The propaganda department in the southern province of Guangdong on 30 January ordered Chinese journalists not to "exaggerate or distort" the news about bird flu. The media are supposed to take their lead from the news provided by the official press agency Xinhua.
The authorities have denied reports in the British daily The Times about human victims from the bird flu epidemic in some 10 Chinese provinces. The Chinese media continue to claim that the authorities have the situation under control.
Foreign press barred from provinces hit by bird flu
Reporters Without Borders (Reporters sans frontières) today called on the World Health Organisation to press the Chinese authorities to lift a ban on visits to the southern regions hit by bird flu, which has been imposed on most of the foreign correspondents based in Beijing.

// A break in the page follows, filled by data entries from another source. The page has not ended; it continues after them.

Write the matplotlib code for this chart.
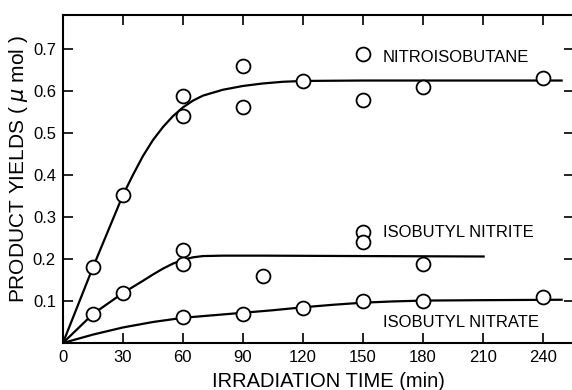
import matplotlib
matplotlib.use("Agg")
import matplotlib.pyplot as plt

# measured points (min, umol)
nitro_t = [15, 30, 60, 60, 90, 90, 120, 150, 150, 180, 240]
nitro_y = [0.18, 0.352, 0.587, 0.541, 0.660, 0.563, 0.623, 0.688, 0.578, 0.610, 0.630]

nitrite_t = [15, 30, 60, 60, 100, 150, 150, 180]
nitrite_y = [0.069, 0.119, 0.221, 0.188, 0.160, 0.264, 0.240, 0.188]

nitrate_t = [60, 90, 120, 150, 180, 240]
nitrate_y = [0.062, 0.069, 0.083, 0.100, 0.100, 0.109]

# fitted curves
nitro_curve_t = [0, 15, 30, 35, 40, 45, 50, 55, 60, 65, 70, 80, 90, 100, 110, 120, 150, 200, 250]
nitro_curve_y = [0, 0.18, 0.352, 0.400, 0.445, 0.483, 0.514, 0.540, 0.561, 0.577, 0.589,
                 0.603, 0.612, 0.618, 0.622, 0.624, 0.625, 0.625, 0.625]

nitrite_curve_t = [0, 15, 30, 40, 45, 50, 55, 60, 65, 70, 80, 100, 150, 211]
nitrite_curve_y = [0, 0.069, 0.119, 0.148, 0.163, 0.177, 0.189, 0.198, 0.204, 0.207,
                   0.208, 0.208, 0.207, 0.206]

nitrate_curve_t = [0, 15, 30, 45, 60, 75, 90, 105, 120, 135, 150, 165, 180, 210, 250]
nitrate_curve_y = [0, 0.020, 0.037, 0.050, 0.060, 0.066, 0.072, 0.078, 0.085, 0.091,
                   0.096, 0.099, 0.101, 0.102, 0.103]

xticks = [0, 30, 60, 90, 120, 150, 180, 210, 240]
yticks = [0.1, 0.2, 0.3, 0.4, 0.5, 0.6, 0.7]

plt.rcParams['font.family'] = ['Liberation Sans', 'DejaVu Sans']

fig = plt.figure(figsize=(5.72, 3.90), dpi=100)
ax = fig.add_axes([0.110, 0.1205, 0.893, 0.841])

for t, y in [(nitro_curve_t, nitro_curve_y), (nitrite_curve_t, nitrite_curve_y),
             (nitrate_curve_t, nitrate_curve_y)]:
    ax.plot(t, y, color='black', lw=1.6, solid_capstyle='butt', solid_joinstyle='round', zorder=2)

for t, y in [(nitro_t, nitro_y), (nitrite_t, nitrite_y), (nitrate_t, nitrate_y)]:
    ax.plot(t, y, 'o', ms=10, mfc='white', mec='black', mew=1.3, zorder=3, clip_on=False)

ax.set_xlim(0, 255.5)
ax.set_ylim(0, 0.781)
ax.set_xticks(xticks)
ax.set_xticklabels([str(v) for v in xticks])
ax.set_yticks(yticks)
ax.set_yticklabels([f"{v:.1f}" for v in yticks])
ax.tick_params(direction='in', length=7, width=1.2, labelsize=12, pad=5,
               top=True, right=True)
for s in ax.spines.values():
    s.set_linewidth(1.5)

ax.text(160, 0.679, "NITROISOBUTANE", fontsize=12, va='center')
ax.text(160, 0.264, "ISOBUTYL NITRITE", fontsize=12, va='center')
ax.text(160, 0.048, "ISOBUTYL NITRATE", fontsize=12, va='center')

ax.set_xlabel("IRRADIATION TIME (min)", fontsize=14.5, labelpad=5, x=0.52)
ax.set_ylabel(r"PRODUCT YIELDS ( $\mu$ mol )", fontsize=15, labelpad=2, y=0.53)

fig.savefig("out.png", dpi=100)
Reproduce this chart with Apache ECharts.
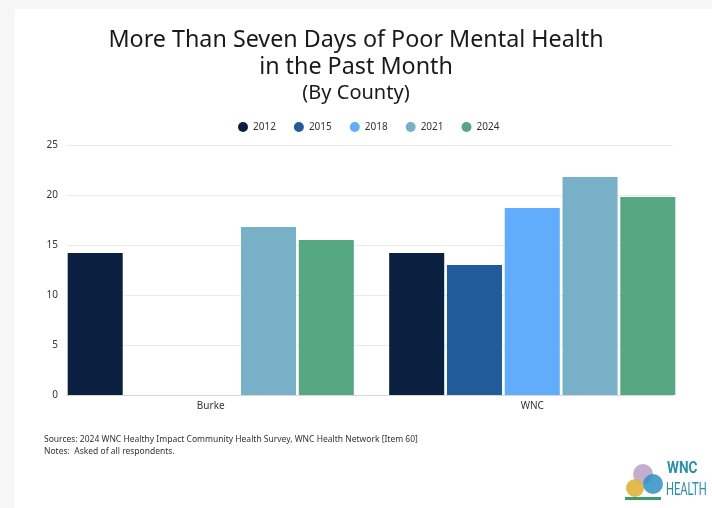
<!DOCTYPE html>
<html>
<head>
<meta charset="utf-8">
<script src="https://cdn.jsdelivr.net/npm/echarts@6/dist/echarts.min.js"></script>
<style>
  html, body { margin: 0; padding: 0; background: #f6f6f6; }
  #chart { width: 712px; height: 508px; }
</style>
</head>
<body>
<div id="chart"></div>
<script>
// counties on the x axis
const counties = ['Burke', 'WNC']
const years = ['2012', '2015', '2018', '2021', '2024']
// percent per year, one value per county (null = no data)
const values2012 = [14.2, 14.2]
const values2015 = [null, 13.0]
const values2018 = [null, 18.7]
const values2021 = [16.8, 21.8]
const values2024 = [15.5, 19.8]
const yTicks = [0, 5, 10, 15, 20, 25]

const yearColors = ['#0b1f40', '#215b9a', '#61adfb', '#78b1c7', '#55a882']
const seriesValues = [values2012, values2015, values2018, values2021, values2024]

const chart = echarts.init(document.getElementById('chart'), null, { renderer: 'canvas' })

const font = '"Noto Sans", sans-serif'
const yMin = yTicks[0]
const yMax = yTicks[yTicks.length - 1]

chart.setOption({
  backgroundColor: '#f6f6f6',
  title: [
    {
      text: 'More Than Seven Days of Poor Mental Health\nin the Past Month',
      left: 'center',
      top: 22,
      textStyle: { fontFamily: font, fontSize: 23.3, fontWeight: 'normal', color: '#1a1a1a', lineHeight: 27 },
    },
    {
      text: '(By County)',
      left: 'center',
      top: 78,
      textStyle: { fontFamily: font, fontSize: 20, fontWeight: 'normal', color: '#1a1a1a' },
    },
  ],
  legend: {
    top: 117,
    left: 233,
    icon: 'circle',
    itemWidth: 10,
    itemHeight: 10,
    itemGap: 18,
    textStyle: { fontFamily: font, fontSize: 10, color: '#333' },
    data: years,
  },
  // grid 0: gridlines and y labels, grid 1: bars and county labels
  grid: [
    { left: 67, right: 39, top: 145, bottom: 113 },
    { left: 50, right: 19, top: 145, bottom: 113 },
  ],
  xAxis: [
    {
      gridIndex: 0,
      type: 'category',
      data: counties,
      axisTick: { show: false },
      axisLabel: { show: false },
      axisLine: { lineStyle: { color: '#d8d8d8' } },
    },
    {
      gridIndex: 1,
      type: 'category',
      data: counties,
      axisTick: { show: false },
      axisLine: { show: false },
      axisLabel: { fontFamily: font, fontSize: 10, color: '#333', margin: 6 },
    },
  ],
  yAxis: [
    {
      gridIndex: 0,
      type: 'value',
      min: yMin,
      max: yMax,
      interval: 5,
      axisLabel: { fontFamily: font, fontSize: 10, color: '#333', margin: 9 },
      splitLine: { lineStyle: { color: '#ebebeb' } },
    },
    {
      gridIndex: 1,
      type: 'value',
      min: yMin,
      max: yMax,
      interval: 5,
      show: false,
      splitLine: { show: false },
    },
  ],
  series: years.map((year, index) => ({
    name: year,
    type: 'bar',
    xAxisIndex: 1,
    yAxisIndex: 1,
    data: seriesValues[index],
    barGap: '5%',
    barCategoryGap: '11%',
    itemStyle: { color: yearColors[index] },
  })),
  color: yearColors,
  graphic: [
    // white card behind the chart
    {
      type: 'rect',
      z: -10,
      shape: { x: 15, y: 9, width: 697, height: 499 },
      style: { fill: '#ffffff' },
    },
    {
      type: 'text',
      left: 44,
      top: 434,
      style: {
        text: 'Sources: 2024 WNC Healthy Impact Community Health Survey, WNC Health Network [Item 60]\nNotes:  Asked of all respondents.',
        fontFamily: font,
        fontSize: 8.5,
        lineHeight: 12,
        fill: '#333',
      },
    },
    // logo
    { type: 'circle', shape: { cx: 643, cy: 474, r: 10 }, style: { fill: '#b9a0c4', opacity: 0.85 } },
    { type: 'circle', shape: { cx: 635, cy: 488, r: 9 }, style: { fill: '#e0b23a', opacity: 0.9 } },
    { type: 'circle', shape: { cx: 653, cy: 484, r: 10 }, style: { fill: '#2f8fc4', opacity: 0.85 } },
    { type: 'rect', shape: { x: 625, y: 497, width: 36, height: 3 }, style: { fill: '#3d9a6a' } },
    {
      type: 'text',
      x: 667,
      y: 461,
      scaleX: 0.85,
      style: { text: 'WNC', fontFamily: 'Roboto, sans-serif', fontWeight: 'bold', fontSize: 16, fill: '#2a8fa8' },
    },
    {
      type: 'text',
      x: 666,
      y: 481,
      scaleX: 0.62,
      style: { text: 'HEALTH', fontFamily: 'Roboto, sans-serif', fontSize: 18, fill: '#2a8fa8' },
    },
  ],
})
</script>
</body>
</html>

After preventing foreign journalists from freely covering the SARS epidemic, and the HIV/AIDS epidemic in Henan province, the Chinese authorities are again showing a lack of transparency in their handling of a health problem, the organisation said, calling for foreign correspondents to be allowed to report freely from the provinces affected by bird flu.
The ban has been imposed by the foreign affairs ministry and the authorities in the southern provinces of Hunan, Hubei and Guangxi.
As soon as the first cases appeared in these provinces at the end of January 2004, the authorities refused to give travel authorisation to most of foreign press in Beijing, including the European TV corporations ARD, France 2 and BBC. Officials told journalists that a press conference would be held "in a few days."
Meanwhile, dozens of journalists with China’s governmental press have been invited to these provinces to confirm that "the authorities and peasants have proceeded with the elimination and cleanup of chicken-farming." The propaganda department has also called on the editors of the leading Chinese news media to announce that the epidemic is under control.
In recent years, Reporters Without Borders has registered dozens of cases of arrests and censorship of foreign journalists when they tried to investigate public health problems such as AIDS and SARS in China.